Même si je n’ignore pas que dans beaucoup de régions de France, il y a eu des améliorations, des innovations intéressantes, trois points sont à améliorer de façon très sensible ou à repenser complètement pour que les soins soient adaptés aux spécificités de ces personnes.

 

 

1. Accueil et parcours de soins

Un accueil humain par des personnels compétents, connaissant les spécificités des personnes polyhandicapées.

Un parcours de soins adapté à leurs déficiences, ceci signifiant des soins de qualité donnés en un temps court avec une unité de lieu.

Une bonne accessibilité et architecture des différents endroits où vont passer ces personnes.

Enfin un suivi évolutif bien prévu à l’avance et expliqué.

 

Il faut peut-être se poser la question de savoir si ces lieux de soins spécifiques ne devraient pas être réservés à quelques hôpitaux d’enfants et d’adultes régionaux et universitaires, et en ville à quelques regroupements médicaux, en leur en donnant les moyens.

 

2. Information et formation

La formation des personnels médicaux et paramédicaux, en particulier ceux qui ne prennent en charge qu’occasionnellement ces personnes est fondamentale, bien sûr pour ces soins spécifiques mais, peut être plus encore, pour qu’ils apprennent à connaître ce que sont ces personnes et leur place dans les familles. C’est essentiel pour poser les indications de ces soins qui doivent être au service des capacités intellectuelles de ces personnes comme on l’a vu plus haut, mais aussi dans les moments critiques, comme les décompensations aigües, pour envisager avec les familles la nature des soins, palliatifs voire de fin de vie.

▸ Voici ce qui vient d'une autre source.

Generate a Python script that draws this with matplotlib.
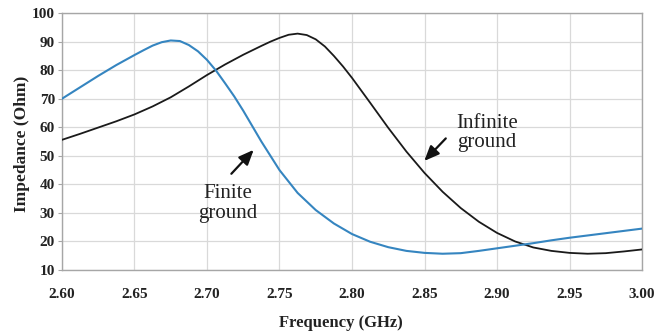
import matplotlib
matplotlib.use("Agg")
import matplotlib.pyplot as plt

finite_freq = [2.600, 2.6125, 2.625, 2.6375, 2.650, 2.6563, 2.6625, 2.6688, 2.675, 2.6813,
               2.6875, 2.6938, 2.700, 2.7063, 2.7125, 2.7188, 2.725, 2.7375, 2.750, 2.7625,
               2.775, 2.7875, 2.800, 2.8125, 2.825, 2.8375, 2.850, 2.8625, 2.875, 2.8875,
               2.900, 2.9125, 2.925, 2.9375, 2.950, 2.9625, 2.975, 2.9875, 3.000]
finite_ground = [70.0, 74.0, 78.0, 81.8, 85.3, 87.0, 88.6, 89.8, 90.4, 90.2,
                 88.8, 86.6, 83.6, 79.8, 75.4, 70.8, 65.8, 55.0, 45.0, 37.0,
                 31.0, 26.3, 22.6, 19.9, 18.0, 16.7, 16.0, 15.7, 15.9, 16.7,
                 17.6, 18.5, 19.4, 20.4, 21.3, 22.1, 22.9, 23.7, 24.5]

infinite_freq = [2.600, 2.6125, 2.625, 2.6375, 2.650, 2.6625, 2.675, 2.6875, 2.700, 2.7125,
                 2.725, 2.7375, 2.7438, 2.750, 2.7563, 2.7625, 2.7688, 2.775, 2.7813, 2.7875,
                 2.7938, 2.800, 2.8125, 2.825, 2.8375, 2.850, 2.8625, 2.875, 2.8875, 2.900,
                 2.9125, 2.925, 2.9375, 2.950, 2.9625, 2.975, 2.9875, 3.000]
infinite_ground = [55.6, 57.7, 59.9, 62.1, 64.5, 67.3, 70.5, 74.3, 78.3, 82.0,
                   85.4, 88.5, 90.0, 91.3, 92.4, 92.8, 92.3, 90.8, 88.3, 85.0,
                   81.3, 77.3, 68.6, 59.8, 51.5, 44.0, 37.4, 31.7, 26.9, 23.0,
                   20.0, 17.9, 16.7, 16.0, 15.7, 15.9, 16.5, 17.2]

xticks = [2.60, 2.65, 2.70, 2.75, 2.80, 2.85, 2.90, 2.95, 3.00]
xtick_labels = ["2.60", "2.65", "2.70", "2.75", "2.80", "2.85", "2.90", "2.95", "3.00"]
yticks = [10, 20, 30, 40, 50, 60, 70, 80, 90, 100]

serif = ["Liberation Serif", "DejaVu Serif"]

fig = plt.figure(figsize=(6.58, 3.35), dpi=100)
ax = fig.add_axes([0.0942, 0.194, 0.8815, 0.767])

ax.plot(infinite_freq, infinite_ground, color="#1a1a1a", lw=1.3, zorder=3,
        solid_joinstyle="round")
ax.plot(finite_freq, finite_ground, color="#3585c0", lw=1.5, zorder=3,
        solid_joinstyle="round")

ax.set_xlim(2.60, 3.00)
ax.set_ylim(10, 100)
ax.set_xticks(xticks)
ax.set_xticklabels(xtick_labels)
ax.set_yticks(yticks)
ax.grid(True, color="#d9d9d9", lw=0.9)
ax.set_axisbelow(True)
for s in ax.spines.values():
    s.set_color("#a6a6a6")
    s.set_linewidth(1.0)

ax.tick_params(axis="x", length=0, pad=13)
ax.tick_params(axis="y", length=3, color="#a6a6a6", pad=2)
for lab in ax.get_xticklabels() + ax.get_yticklabels():
    lab.set_family(serif)
    lab.set_fontweight("bold")
    lab.set_fontsize(11)
    lab.set_color("#222222")

ax.set_xlabel("Frequency (GHz)", family=serif, fontweight="bold", fontsize=12,
              color="#222222")
ax.xaxis.set_label_coords(0.48, -0.175)
ax.set_ylabel("Impedance (Ohm)", family=serif, fontweight="bold", fontsize=12.5,
              color="#222222")
ax.yaxis.set_label_coords(-0.055, 0.49)

ax.text(2.7145, 33.3, "Finite\nground", family=serif, fontsize=15, ha="center",
        va="center", linespacing=1.05, color="#222222")
ax.annotate("", xy=(2.7335, 52.8), xytext=(2.7155, 43.0),
            arrowprops=dict(arrowstyle="-|>,head_length=0.9,head_width=0.38",
                            color="#111111", lw=1.6))

ax.text(2.893, 58.0, "Infinite\nground", family=serif, fontsize=15, ha="center",
        va="center", linespacing=1.05, color="#222222")
ax.annotate("", xy=(2.8485, 47.5), xytext=(2.866, 56.8),
            arrowprops=dict(arrowstyle="-|>,head_length=0.9,head_width=0.38",
                            color="#111111", lw=1.6))

fig.savefig("out.png", dpi=100)
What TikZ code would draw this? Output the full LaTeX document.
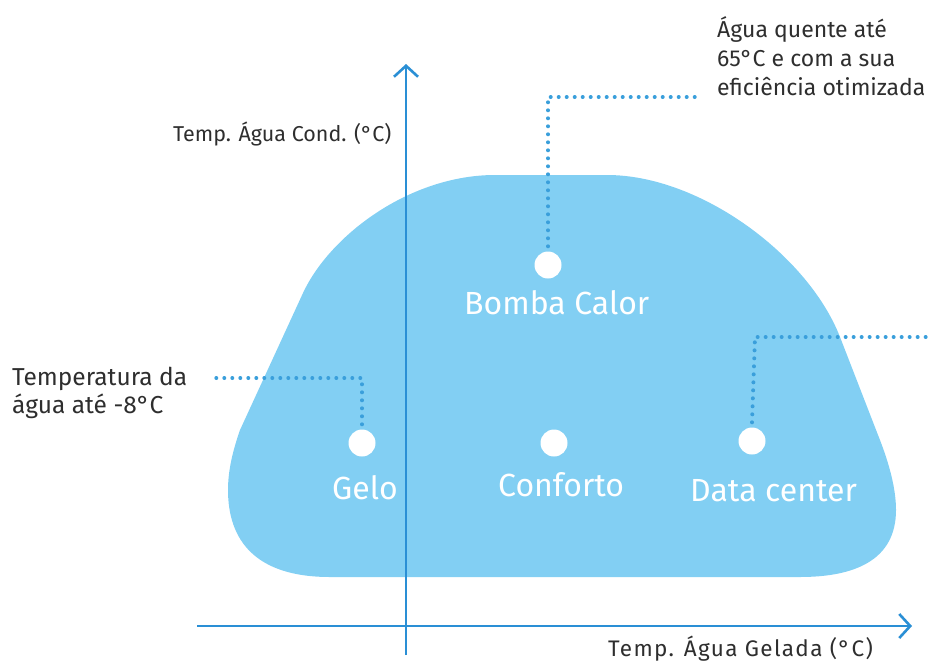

La formation des professionnels habituels et des familles est absolument essentielle pour le bon déroulement des soins quotidiens (pose d’orthèse ou de corset par exemple).

 

Une information sur la localisation des lieux de soins spécifiques, avec l’identification des spécialités compétentes pour ces personnes qui s’y trouvent aussi bien en ville qu’à l’hôpital, information rapide et précise après une hospitalisation ou une consultation en ville pour les familles et tous les intervenants accompagnant habituellement ces personnes.

Une coopération étroite entre les professionnels occasionnels avec les familles et les professionnels proches est une aide précieuse pour parvenir à une information et formation humaine et adaptée.

 

3. L’évaluation précise des besoins, en places, en personnel, techniques et financiers pour ces soins spécifiques

Aussi bien pour les hôpitaux, la médecine de ville et les institutions, cette évaluation est absente ou totalement inadaptée, comme la T2A pour les hôpitaux : les spécificités de ces personnes ne sont toujours pas reconnues par les décideurs politiques, économiques et administratifs, même spécialisés dans les problèmes de santé comme dans les Agences Régionales de Santé

 

Un obstacle important à la reconnaissance des spécificités des personnes polyhandicapées est la vision qu’ont encore un trop grand nombre d’entre nous sur la vie de ces personnes : « leur vie vaut-elle la peine d’être vécue ? », vision que ne partagent bien sûr pas les parents, les familles, les professionnels proches, les associations…

Je terminerai donc par ce que m’ont appris les enfants polyhandicapés, les familles, les personnels des lieux de vie et qu’a répété inlassablement, sans aucune ambiguïté, sans aucune concession le Pr Stanislas Tomkiewicz : « La personne polyhandicapée est une personne humaine à part entière, tout simplement différente, comme toutes les personnes, qui a le droit à la vie, c’est-à-dire à une qualité de vie satisfaisante et non à la survie. »

 

Seule la mise en œuvre du plan d’action polyhandicap permettra une avancée majeure dans cette reconnaissance.